こりゃあとんでもないところに来ちまったぜ…胸を躍らせて向かうは生肉をメインに置いているユッケチャメチッ。

店の外に座って並んでいる皆さんにならい、並ぶこと30分弱。

こっちを見てる店員さん「%&')))##%)(&#"ニダ」

やっべえええええ、韓国語わからんんんん

私「オーーゥ、アイキャントスピークコリアーン…」

何かを察した店員さん、渡される英語のメニュー。

そのまま席へと案内され、日本では滅多にお目にかかることのできない生肉だらけのメニューに生肉欲が止まらない。。。。

何を頼むかは決まったものの、店員さん、声かけづらいよお...と悩んだ顔をして周りを見渡していたら、隣の席の韓国人夫婦の奥様が代わりに呼んでくださった。

私「カ、カムサハムニダ~!!!!」

待つこと10分ほど。

運ばれてきたのは、レバ刺しとセンマイのハーフ&ハーフ...

う、美しい。

一緒についてきたごま油と粗目の塩にさっとくぐらせ、ぶつ切りにされたレバーを口に運ぶ。

ささやかなプチっとはじける感覚の直後、新鮮なレバーのねっとりとしたうまみが口いっぱいにひろがる。

美味しい、これを求めて生きていたんだ私は...

ニコニコ食べる私を優しそうに見守る隣の席の奥さん。

なけなしの韓国語で感想を伝える私「マシッソヨ!」

韓国人マダムは嬉しそうに微笑んでくれた。

ビールとともに、生肉を流し込む。口福とはよく言ったものだ。

しかしながら、皿の上の肉がまったく減る気配がない。

なかなかない生肉摂取の機会だと調子に乗って何皿ものユッケを頼んだことが原因だ。

韓国は物価高くないはずなのにまあまあするな〜と思ったらそれもそのはず、普通にとても大盛りなのだ。(おそらく2-3人前)

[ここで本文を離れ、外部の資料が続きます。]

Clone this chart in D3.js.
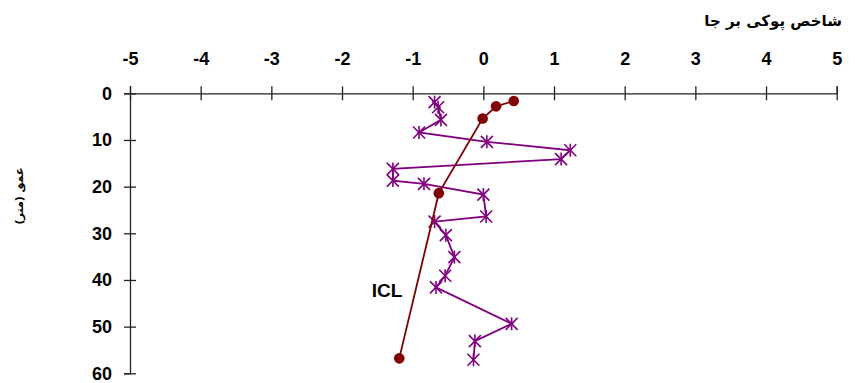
<!DOCTYPE html>
<html>
<head>
<meta charset="utf-8">
<script src="https://cdn.jsdelivr.net/npm/d3@7/dist/d3.min.js"></script>
<style>
  html, body { margin: 0; padding: 0; background: #fff; }
  svg { display: block; }
  .tick text { font-family: "Liberation Sans", Arial, sans-serif; font-weight: bold; font-size: 18px; fill: #000; }
</style>
</head>
<body>
<svg id="chart" width="855" height="383"></svg>
<script>
// Depth profile of the in-situ collapse index (شاخص پوکی بر جا)
const xTicks = [-5, -4, -3, -2, -1, 0, 1, 2, 3, 4, 5];
const yTicks = [0, 10, 20, 30, 40, 50, 60];

// Measured collapse index vs depth (m)
const pointIndex = [-0.69, -0.64, -0.60, -0.91, 0.05, 1.23, 1.10, -1.28, -1.28, -0.84, 0.00, 0.04, -0.69, -0.53, -0.41, -0.54, -0.67, 0.40, -0.12, -0.14];
const pointDepth = [1.9, 3.0, 5.7, 8.4, 10.4, 12.2, 14.1, 16.2, 18.7, 19.4, 21.7, 26.4, 27.5, 30.4, 35.1, 39.1, 41.6, 49.4, 53.1, 57.1];

// ICL reference line
const iclIndex = [0.43, 0.18, -0.01, -0.63, -1.19];
const iclDepth = [1.65, 2.8, 5.4, 21.4, 56.8];

const svg = d3.select("#chart");
const x = d3.scaleLinear().domain([-5, 5]).range([130, 836.7]);
const y = d3.scaleLinear().domain([0, 60]).range([93.3, 373.3]);

// Top x axis with ticks crossing the line
const gx = svg.append("g").attr("transform", `translate(0,${y(0)})`)
  .call(d3.axisTop(x).tickValues(xTicks).tickSize(7).tickFormat(d => String(d)));
gx.select(".domain").attr("stroke", "#222").attr("stroke-width", 1.3);
gx.selectAll(".tick line").attr("y1", 7).attr("y2", -7).attr("stroke", "#222").attr("stroke-width", 1.3);
gx.selectAll(".tick text").attr("dy", "0.35em").attr("y", -35);

// Left y axis
const gy = svg.append("g").attr("transform", `translate(${x(-5)},0)`)
  .call(d3.axisLeft(y).tickValues(yTicks).tickSize(6).tickFormat(d => String(d)));
gy.select(".domain").attr("stroke", "#222").attr("stroke-width", 1.3);
gy.selectAll(".tick line").attr("x1", -6).attr("x2", 6).attr("stroke", "#222").attr("stroke-width", 1.3);
gy.selectAll(".tick text").attr("x", -18);

// Measured series: purple line with star markers
const pts = pointIndex.map((v, i) => [v, pointDepth[i]]);
svg.append("path").datum(pts)
  .attr("fill", "none").attr("stroke", "#800080").attr("stroke-width", 1.8)
  .attr("d", d3.line().x(d => x(d[0])).y(d => y(d[1])));
const star = svg.append("g").selectAll("g").data(pts).join("g")
  .attr("transform", d => `translate(${x(d[0])},${y(d[1])})`)
  .attr("stroke", "#800080").attr("stroke-width", 1.6);
star.append("line").attr("x1", -6).attr("y1", -6).attr("x2", 6).attr("y2", 6);
star.append("line").attr("x1", -6).attr("y1", 6).attr("x2", 6).attr("y2", -6);
star.append("line").attr("x1", 0).attr("y1", -6.5).attr("x2", 0).attr("y2", 6.5);

// ICL series: dark red line with circle markers
const icl = iclIndex.map((v, i) => [v, iclDepth[i]]);
svg.append("path").datum(icl)
  .attr("fill", "none").attr("stroke", "#800000").attr("stroke-width", 1.8)
  .attr("d", d3.line().x(d => x(d[0])).y(d => y(d[1])));
svg.append("g").selectAll("circle").data(icl).join("circle")
  .attr("cx", d => x(d[0])).attr("cy", d => y(d[1])).attr("r", 5.3)
  .attr("fill", "#800000");

svg.append("text").attr("x", 387).attr("y", 292)
  .attr("text-anchor", "middle").attr("dominant-baseline", "middle")
  .attr("font-family", "Liberation Sans, Arial, sans-serif").attr("font-weight", "bold")
  .attr("font-size", 19).text("ICL");

// Axis titles
svg.append("text").attr("x", 842).attr("y", 21)
  .attr("text-anchor", "end").attr("dominant-baseline", "middle")
  .attr("font-family", "DejaVu Sans, sans-serif").attr("font-weight", "bold")
  .attr("font-size", 15)
  .text("شاخص پوکی بر جا");

svg.append("text").attr("transform", "translate(20,196) rotate(-90)")
  .attr("text-anchor", "middle").attr("dominant-baseline", "middle")
  .attr("font-family", "DejaVu Sans, sans-serif").attr("font-weight", "bold")
  .attr("font-size", 11)
  .text("عمق (متر)");
</script>
</body>
</html>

そこで何を思ったか私は、先ほどの韓国人夫婦に話しかけてみた。「良かったら一緒に食べませんか」と。

今考えると海外旅行というのもあり、気が大きくなっていたからこそできたことだなと思う。

最初は少し戸惑いながらも、それではこちらも、と私の分までビールを頼んでくれ、一緒に食卓を囲むことになった。

お互い拙い英語で、少しずつ話し始めた。

私が日本から来た大学生であることを話すと、あちらも娘さんがいるらしく、「来年大学生になるんだ」と嬉しそうに写真を見せてくれた。

「ああ、そうか。さっきのは娘と同い年くらいの女の子が困ってる、と助けてくれたのかな」と腑に落ち、心がじんわりと温かくなった。

少し熱くなった胸を冷ますように、冷たいビールを流し込んだ。

その後にマッサージの予約があったので割と早々とその場を去ってしまったのだが、その時にもらった優しさはその後の韓国旅行にもとてつもない安心感を与えてくれた。

きっともうあの夫婦に会うことはないだろうけど、彼らの温かさが増してくれたユッケの美味しさを時折思い出しては噛み締める。

いつかまた食べられる日が来ますように。